▸ **THE EXERCISE**: Starting at the first line of the listing below, repeat each line exactly until the line containing "(D) at (591,298)", which you include. Leave out pictures.
========================
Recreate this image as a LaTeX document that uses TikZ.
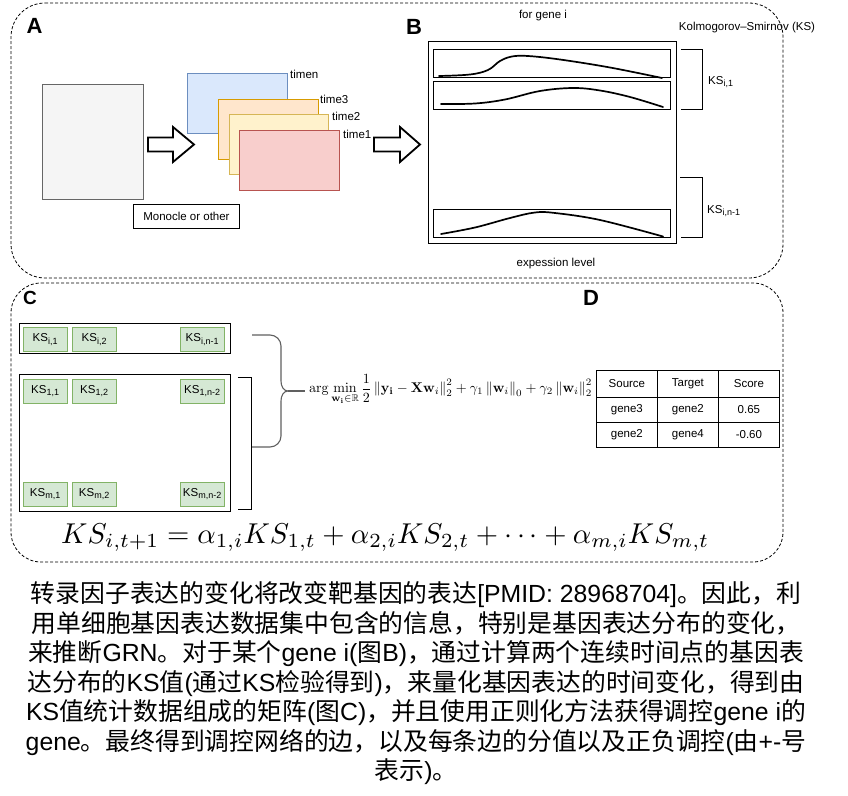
\documentclass[tikz,border=0pt]{standalone}
\usepackage{amsmath,amssymb}
\usepackage[no-math]{fontspec}
\setmainfont{Liberation Sans}
\newfontfamily\zh{Noto Sans CJK SC}
\usetikzlibrary{calc}
\definecolor{grayf}{HTML}{F5F5F5}\definecolor{grayd}{HTML}{666666}
\definecolor{bluef}{HTML}{DAE8FC}\definecolor{blued}{HTML}{6C8EBF}
\definecolor{orangef}{HTML}{FFE6CC}\definecolor{oranged}{HTML}{D79B00}
\definecolor{yellowf}{HTML}{FFF2CC}\definecolor{yellowd}{HTML}{D6B656}
\definecolor{redf}{HTML}{F8CECC}\definecolor{redd}{HTML}{B85450}
\definecolor{greenf}{HTML}{D5E8D4}\definecolor{greend}{HTML}{82B366}
\definecolor{bracegray}{HTML}{606060}
\newcommand\smallfs{\fontsize{11.5}{13}\selectfont}
\newcommand\parafs{\fontsize{24.8}{29.5}\selectfont}
\newcommand\ksub[1]{\textsubscript{\fontsize{9}{10}\selectfont #1}}
\begin{document}
\begin{tikzpicture}[x=1pt,y=-1pt,
  panel/.style={draw, dash pattern=on 3pt off 2pt, line width=0.8pt},
  lab/.style={font=\smallfs, inner sep=0pt},
  letter/.style={font=\fontsize{22}{24}\selectfont\bfseries, inner sep=0pt},
  rbox/.style={draw, line width=0.9pt, inner sep=0pt, anchor=north west},
  ks/.style={draw=greend, fill=greenf, line width=0.8pt, minimum width=44pt, minimum height=24pt, inner sep=0pt, anchor=north west, font=\smallfs},
  barrow/.style={draw, line width=1.8pt, fill=white, line join=miter},
  curve/.style={line width=1.7pt, line cap=round},
  brk/.style={draw, line width=0.9pt},
  cell/.style={draw, line width=0.8pt, minimum width=61pt, inner sep=0pt, anchor=north west, font=\smallfs},
  para/.style={font=\parafs, inner sep=0pt, anchor=base}
]
\useasboundingbox (0,0) rectangle (848,795);
\fill[white] (0,0) rectangle (848,795);

% ---------- panels ----------
\draw[panel, rounded corners=34pt] (11,3) -- (783,3) -- (783,278) -- (11,278) -- cycle;
\draw[panel, rounded corners=30pt] (11,283) -- (783,283) -- (783,562) -- (11,562) -- cycle;

\node[letter] (A) at (34.5,26) {A};
\node[letter] (B) at (414,27) {B};
\node[font=\fontsize{19}{21}\selectfont\bfseries, inner sep=0pt] (C) at (30,298) {C};
\node[letter] (D) at (591,298) {D};

% ---------- panel A ----------
\node[rbox, draw=grayd, fill=grayf, minimum width=101pt, minimum height=115pt] (cells) at (42,84) {};
\node[rbox, draw=blued, fill=bluef, minimum width=100pt, minimum height=60pt] (tn) at (187,73) {};
\node[rbox, draw=oranged, fill=orangef, minimum width=100pt, minimum height=60pt] (t3) at (218,99) {};
\node[rbox, draw=yellowd, fill=yellowf, minimum width=99pt, minimum height=60pt] (t2) at (229,114) {};
\node[rbox, draw=redd, fill=redf, minimum width=100pt, minimum height=60pt] (t1) at (239,130) {};
\node[lab, anchor=west] (ltn) at (290,74) {timen};
\node[lab, anchor=west] (lt3) at (320,99.5) {time3};
\node[lab, anchor=west] (lt2) at (332,116) {time2};
\node[lab, anchor=west] (lt1) at (343,134) {time1};
\node[rbox, line width=0.9pt, minimum width=106pt, minimum height=24pt, font=\smallfs] (mono) at (133,204) {Monocle or other};

\path[barrow] (148,137.5) -- (173,137.5) -- (173,127) -- (194,144.5) -- (173,162) -- (173,151.5) -- (148,151.5) -- cycle;
\path[barrow] (374,137.5) -- (400,137.5) -- (400,127) -- (420,144.5) -- (400,162) -- (400,151.5) -- (374,151.5) -- cycle;

% ---------- panel B ----------
\node[lab] (forgene) at (543,16) {for gene i};
\node[lab] (kstitle) at (747,27.5) {Kolmogorov–Smirnov (KS)};
\node[lab] (expr) at (556,264) {expession level};
\node[rbox, minimum width=248pt, minimum height=202pt] (bigB) at (428,41) {};
\node[rbox, minimum width=237pt, minimum height=28pt] (b1) at (433,49) {};
\node[rbox, minimum width=237pt, minimum height=28pt] (b2) at (433,81) {};
\node[rbox, minimum width=237pt, minimum height=28.5pt] (b3) at (433,208.5) {};

\draw[curve] plot[smooth, tension=0.6] coordinates {(439,76) (470,74.5) (488,70) (500,61) (512,56.5) (528,56) (560,59.5) (610,67.5) (662,78)};
\draw[curve] plot[smooth, tension=0.6] coordinates {(441,104) (475,103.5) (505,99.5) (540,91) (573,88) (600,90.5) (630,97) (663,107)};
\draw[curve] plot[smooth, tension=0.6] coordinates {(441,234) (475,227.5) (510,218) (535,212.5) (555,213) (600,220) (663,236.5)};

\coordinate (k1a) at ($(b1.north east)+(10,0)$);
\coordinate (k1b) at ($(b2.south east)+(10,0)$);
\draw[brk] (k1a) -- ++(22,0) |- (k1b);
\coordinate (k2a) at (680,177);
\coordinate (k2b) at ($(b3.south east)+(10,0)$);
\draw[brk] (k2a) -- ++(22,0) |- (k2b);
\node[lab, anchor=west] (ks1) at (708,82) {KS\ksub{i,1}};
\node[lab, anchor=west] (ks2) at (707,211) {KS\ksub{i,n-1}};

% ---------- panel C ----------
\node[rbox, minimum width=211pt, minimum height=30pt] (rowi) at (19,323) {};
\node[rbox, minimum width=211pt, minimum height=137pt] (mat) at (19,374) {};
\node[ks] (c11) at (23,327) {KS\ksub{i,1}};
\node[ks] (c12) at (72,327) {KS\ksub{i,2}};
\node[ks] (c13) at (180,327) {KS\ksub{i,n-1}};
\node[ks] (d11) at (23,379) {KS\ksub{1,1}};
\node[ks] (d12) at (72,379) {KS\ksub{1,2}};
\node[ks] (d13) at (180,379) {KS\ksub{1,n-2}};
\node[ks] (dm1) at (23,481.5) {KS\ksub{m,1}};
\node[ks] (dm2) at (72,481.5) {KS\ksub{m,2}};
\node[ks] (dm3) at (180,481.5) {KS\ksub{m,n-2}};

\coordinate (mb1) at ($(mat.north east)+(7,3)$);
\coordinate (mb2) at ($(mat.south east)+(7,-2)$);
\draw[brk] (mb1) -- ++(14,0) |- (mb2);

\node[inner sep=0pt, anchor=base west] (obj) at (309,392.5) {\resizebox{283pt}{!}{$\displaystyle \arg\min_{\mathbf{w_i}\in\mathbb{R}} \frac{1}{2}\left\|\mathbf{y_i}-\mathbf{X}\mathbf{w}_i\right\|_2^2 + \gamma_1\left\|\mathbf{w}_i\right\|_0 + \gamma_2\left\|\mathbf{w}_i\right\|_2^2$}};

\coordinate (brtop) at (252,335);
\coordinate (brbot) at (252,447);
\coordinate (brtip) at (288,391);
\draw[bracegray, line width=1.1pt] (brtop) -- (270,335) to[out=0,in=90] (281,346) -- (281,381) to[out=-90,in=180] (brtip)
  to[out=180,in=90] (281,401) -- (281,436) to[out=-90,in=0] (270,447) -- (brbot);
\draw[bracegray, line width=1.1pt] (brtip) -- ($(obj.west |- brtip)+(-4,0)$);

% ---------- table D ----------
\node[cell, minimum height=27pt] (h1) at (596,370) {Source};
\node[cell, minimum height=27pt] (h2) at (657,370) {Target};
\node[cell, minimum height=27pt] (h3) at (718,370) {Score};
\node[cell, minimum height=25pt] (r11) at (596,397) {gene3};
\node[cell, minimum height=25pt] (r12) at (657,397) {gene2};
\node[cell, minimum height=25pt] (r13) at (718,397) {0.65};
\node[cell, minimum height=25pt] (r21) at (596,422) {gene2};
\node[cell, minimum height=25pt] (r22) at (657,422) {gene4};
\node[cell, minimum height=25pt] (r23) at (718,422) {-0.60};

% ---------- bottom equation ----------
\node[inner sep=0pt, anchor=base west] (eq) at (61,543) {\resizebox{648pt}{!}{$KS_{i,t+1} = \alpha_{1,i}KS_{1,t} + \alpha_{2,i}KS_{2,t} + \cdots + \alpha_{m,i}KS_{m,t}$}};

% ---------- paragraph ----------
\node[para] (p1) at (416,602.5) {{\zh 转录因子表达的变化将改变靶基因的表达}[PMID: 28968704]{\zh 。因此，利}};
\node[para] (p2) at (416,632) {{\zh 用单细胞基因表达数据集中包含的信息，特别是基因表达分布的变化，}};
\node[para] (p3) at (416,661.5) {{\zh 来推断}GRN{\zh 。对于某个}gene i({\zh 图}B){\zh ，通过计算两个连续时间点的基因表}};
\node[para] (p4) at (416,691) {{\zh 达分布的}KS{\zh 值}({\zh 通过}KS{\zh 检验得到}){\zh ，来量化基因表达的时间变化，得到由}};
\node[para] (p5) at (416,720.5) {KS{\zh 值统计数据组成的矩阵}({\zh 图}C){\zh ，并且使用正则化方法获得调控}gene i{\zh 的}};
\node[para] (p6) at (416,750) {gene{\zh 。最终得到调控网络的边，以及每条边的分值以及正负调控}({\zh 由}+-{\zh 号}};
\node[para] (p7) at (416,779.5) {{\zh 表示})\zh{。}};
\end{tikzpicture}
\end{document}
========================
▸ **SOLUTION BELOW**:
Recreate this image as a LaTeX document that uses TikZ.
\documentclass[tikz,border=0pt]{standalone}
\usepackage{amsmath,amssymb}
\usepackage[no-math]{fontspec}
\setmainfont{Liberation Sans}
\newfontfamily\zh{Noto Sans CJK SC}
\usetikzlibrary{calc}
\definecolor{grayf}{HTML}{F5F5F5}\definecolor{grayd}{HTML}{666666}
\definecolor{bluef}{HTML}{DAE8FC}\definecolor{blued}{HTML}{6C8EBF}
\definecolor{orangef}{HTML}{FFE6CC}\definecolor{oranged}{HTML}{D79B00}
\definecolor{yellowf}{HTML}{FFF2CC}\definecolor{yellowd}{HTML}{D6B656}
\definecolor{redf}{HTML}{F8CECC}\definecolor{redd}{HTML}{B85450}
\definecolor{greenf}{HTML}{D5E8D4}\definecolor{greend}{HTML}{82B366}
\definecolor{bracegray}{HTML}{606060}
\newcommand\smallfs{\fontsize{11.5}{13}\selectfont}
\newcommand\parafs{\fontsize{24.8}{29.5}\selectfont}
\newcommand\ksub[1]{\textsubscript{\fontsize{9}{10}\selectfont #1}}
\begin{document}
\begin{tikzpicture}[x=1pt,y=-1pt,
  panel/.style={draw, dash pattern=on 3pt off 2pt, line width=0.8pt},
  lab/.style={font=\smallfs, inner sep=0pt},
  letter/.style={font=\fontsize{22}{24}\selectfont\bfseries, inner sep=0pt},
  rbox/.style={draw, line width=0.9pt, inner sep=0pt, anchor=north west},
  ks/.style={draw=greend, fill=greenf, line width=0.8pt, minimum width=44pt, minimum height=24pt, inner sep=0pt, anchor=north west, font=\smallfs},
  barrow/.style={draw, line width=1.8pt, fill=white, line join=miter},
  curve/.style={line width=1.7pt, line cap=round},
  brk/.style={draw, line width=0.9pt},
  cell/.style={draw, line width=0.8pt, minimum width=61pt, inner sep=0pt, anchor=north west, font=\smallfs},
  para/.style={font=\parafs, inner sep=0pt, anchor=base}
]
\useasboundingbox (0,0) rectangle (848,795);
\fill[white] (0,0) rectangle (848,795);

% ---------- panels ----------
\draw[panel, rounded corners=34pt] (11,3) -- (783,3) -- (783,278) -- (11,278) -- cycle;
\draw[panel, rounded corners=30pt] (11,283) -- (783,283) -- (783,562) -- (11,562) -- cycle;

\node[letter] (A) at (34.5,26) {A};
\node[letter] (B) at (414,27) {B};
\node[font=\fontsize{19}{21}\selectfont\bfseries, inner sep=0pt] (C) at (30,298) {C};
\node[letter] (D) at (591,298) {D};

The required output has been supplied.